Following his supposed death, the protagonist (Washington) is enlisted into a secret agency which uncovers inverted technology from the future. Alongside his partner, Neil (Pattinson), the protagonist is sent on a manhunt for Andrei Sator (Branagh) as the two attempt to prevent World War Three.
If the story sounds extremely predictable and one-dimensional, trust me – you couldn’t be further from the truth.
Within the opening 10 minutes the audience and protagonist are introduced to inverted bullets, which when fired, travel back into the magazine. This is demonstrated further by reversing an object into a person’s hand by making a grasping motion, creating a sense of inversion described as tenet.
In what was a daunting concept to grasp, Tenet managed to keep me enthralled through its unique premise and ingenuity on how to represent the concept without it overstaying its welcome.
The opening act of the film borrows elements from espionage classics such as James Bond before seamlessly transitioning into an exciting action flick.
Engaging fight sequences utilising the time-reversal concept in predeveloping ways resulted in the broken-down gears within my head turn rapidly as my expectations during a fight were subverted in a positive way.
Written and directed by Christopher Nolan, Tenet’s visuals, structure and premise have been compared to his 2010 and 2014 films, Inception and Interstellar, respectively.
However, can this be considered a bad thing?
While borrowed elements such as a mother-child relationship and time travel are apparent, they’re presented in different and interesting ways, both of which are thanks to the wonderful performances given.
Washington feels like he is along for the ride in his role as The Protagonist due to the character’s one-dimensional demeaner, a choice intentionally attributed to the spy as Nolan wanted him to feel “out of his depth” throughout his adventure.
Elizabeth Debicki and Aaron Taylor-Johnson both deliver passable performances when compared to Branagh and Pattinson who steal the show thanks to their polar-opposite personalities as a ruthless arms-dealer and quick-witted secret agent respectively.
Visual effects and sound design are often forgotten about in the eyes of the general public, but Tenet puts these two crucial elements centre stage.

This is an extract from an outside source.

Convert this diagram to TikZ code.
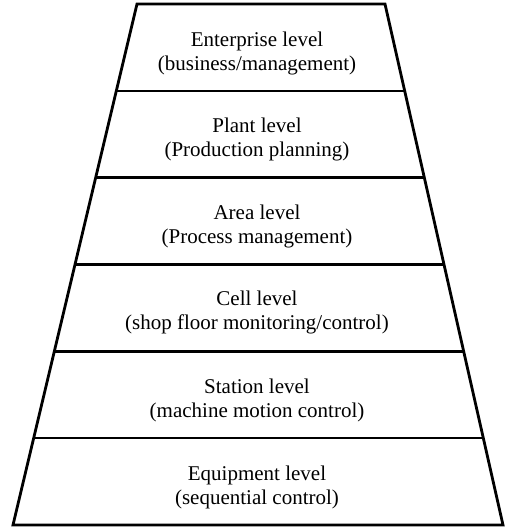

From crashed cars rolling back onto the road and continuing to drive, to reversed fight sequences creating increased impact through an intensifying score, you can tell a lot of love was put into Nolan’s passion project.
Nolan’s latest feature may be littered with confusion and a disappointing sub-plot between Debicki’s Kat and her unnamed son, but its engaging narrative, compelling visual effects and unique concept makes the palindrome-named film one of my favourites from the renowned director - and of 2020.